HL Deb 27 March 1846 vol 85 cc146-9

said, he had a petition to present from a Member of the other House of Parliament, complaining of allegations and accusations that had been made against him in a petition that had been received by their Lordships, and which he declared were totally false and slanderous; and the petitioner prayed the House to adopt some means of instituting an inquiry which would enable him to vindicate his character by proving upon oath the falsehood of those accusations. The petitioner was Thomas Slingsby Duncombe, esq., Member of Parliament.


must call the attention of the House to the circumstances of this petition. The petitioner alleged that his attention had been called to a petition presented by the Earl of Glengall, in an appeal case, which contained false and malignant allegations, thus making it appear that the Earl was a direct party to those allegations. The fact was, that the petition had been presented by the Earl and Countess of Glengall, in an appeal cause in the usual way, without their Lordships' attention having been particularly directed to it; it had been brought under the consideration of the Appeal Committee on the 27th of February, and had been adjudicated upon, and if it had contained irrelevant matter, such matter would not have been allowed to remain upon the petition. The solicitor on the other side had had the opportunity of objecting to such allegations. The Earl and Countess of Glengall had presented this petition; the Earl being a nominal party, for he had no direct interest in the cause; and the petition did not allude directly to any individual, but stated that the person who had made the appeal was under the influence of some individual, but without stating who it was. Upon that petition there was sufficient ground for going before the Appeal Committee. However, the appellant had thought proper to put in a counter petition, which it became necessary to reply to; and the party presenting the petition in reply was prepared to verify the statements it contained by oath at the bar. With respect to the prayer for inquiry now presented to the House, he (the Earl of Charleville) must remind them that the allegations in the petition of the Earl and Countess of Glengall were founded upon allegations and proceedings in the Vice Chancellor's Court, and it was too late either to withdraw the petition or to make the inquiry, because the matter had been already disposed of by the Appeal Committee.

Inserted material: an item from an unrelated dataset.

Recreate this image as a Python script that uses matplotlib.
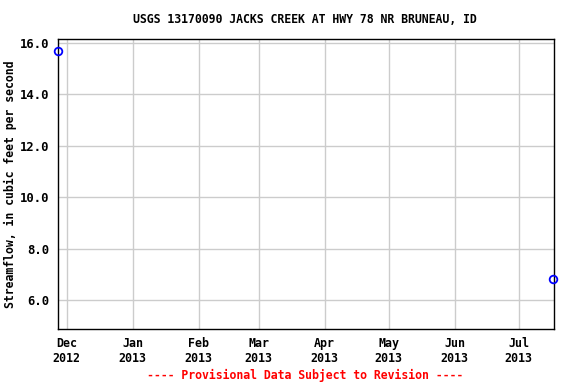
import matplotlib
matplotlib.use("Agg")
import matplotlib.pyplot as plt
from datetime import datetime

# data
dates = [datetime(2012, 11, 27), datetime(2013, 7, 17)]
flows = [15.7, 6.82]

tick_dates = [datetime(2012, 12, 1), datetime(2013, 1, 1), datetime(2013, 2, 1),
              datetime(2013, 3, 1), datetime(2013, 4, 1), datetime(2013, 5, 1),
              datetime(2013, 6, 1), datetime(2013, 7, 1)]
tick_labels = ["Dec\n2012", "Jan\n2013", "Feb\n2013", "Mar\n2013",
               "Apr\n2013", "May\n2013", "Jun\n2013", "Jul\n2013"]
y_ticks = [6, 8, 10, 12, 14, 16]

plt.rcParams['font.family'] = ['DejaVu Sans Mono']
plt.rcParams['font.weight'] = 'bold'

fig = plt.figure(figsize=(5.76, 3.84), dpi=100)
ax = fig.add_axes([0.1007, 0.1432, 0.8611, 0.7552])

ax.plot(dates, flows, linestyle='none', marker='o', markersize=5.5,
        markerfacecolor='none', markeredgecolor='#0000ff', markeredgewidth=1.3,
        clip_on=False, zorder=3)

ax.set_xlim(datetime(2012, 11, 27), datetime(2013, 7, 17, 12))
ax.set_ylim(4.87, 16.16)
ax.set_xticks(tick_dates)
ax.set_xticklabels(tick_labels, fontsize=8.4, fontweight='bold')
ax.set_yticks(y_ticks)
ax.set_yticklabels([f"{v:.1f}" for v in y_ticks], fontsize=8.8, fontweight='bold')
ax.tick_params(length=0, pad=6)
ax.grid(True, color='#cccccc', linewidth=1)
ax.set_axisbelow(True)
for s in ax.spines.values():
    s.set_linewidth(1)

ax.set_ylabel("Streamflow, in cubic feet per second", fontsize=8.3, fontweight='bold')
ax.yaxis.set_label_coords(-0.082, 0.5)
fig.text(0.53, 0.948, "USGS 13170090 JACKS CREEK AT HWY 78 NR BRUNEAU, ID",
         ha='center', va='center', fontsize=8.3, fontweight='bold')
fig.text(0.53, 0.023, "---- Provisional Data Subject to Revision ----",
         ha='center', va='center', fontsize=8.3, fontweight='bold', color='red')

fig.savefig("out.png", dpi=100)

observed, that this was not a case of breach of privilege. It might or might not be a groundless petition against his noble Friend not now present, but it could not be a breach of privilege, because the Earl of Glengall's petition had not been presented by him in his capacity as a Member of that House, but as a party to a cause before the House; and it preferred charges against the hon. Gentleman, who must, according to all principles of justice, have the opportunity of denying those charges, which he had done by this petition. He (Lord Brougham) did not enter into the merits of the case, but their Lordships had no means of granting the prayer of the petition. The facts must be dealt with by the courts below, where the cause now was, and there Mr. Duncombe would have the best opportunity of clearing himself. He (Lord Brougham) did not, however, blame Mr. Duncombe in the least for presenting this petition; it was quite natural that he should do so.

After a few words from the EARL of CLARE,


said, that the original petition presented to their Lordships, contained a prayer not to entertain an appeal that had been regularly entered for hearing. The ground stated in the petition was, that the appeal had been presented contrary to an engagement between the parties. That had been referred to the Appeal Committee. Now, if an appeal had been presented contrary to good faith, the party complaining must apply to the court below for an injunction; and then the case might come regularly by appeal before their Lordships. But as it was, the House had no jurisdiction, and he had, consequently, refused the application. There had been certain allegations, imputing blame to the hon. Gentleman who had presented the last petition; and it was quite competent for him to present that petition denying those charges, and alleging that the other petition was false. It would be impossible to say, that if improper and almost fraudulent motives had been imputed to a person, he should not come to that House and deny the charges. There had been no breach of privilege.


said, it was unnecessary for him to add a word more than to say, that he had nothing whatever to do with the truth of one party or the other. The petition was for an inquiry to ascertain which of the parties was right.


said, that the Earl of Glengall had been accused of bringing forward these accusations, as if they had been published for the first time, whilst the fact was, that the accusations, whatever they might be, were first embodied in a petition presented to the Court of Chancery on the 7th February by the solicitor to Lady Edward Thynne, who was also, he believed, the solicitor to Mr. Duncombe. The Earl of Glengall was only a trustee in the case.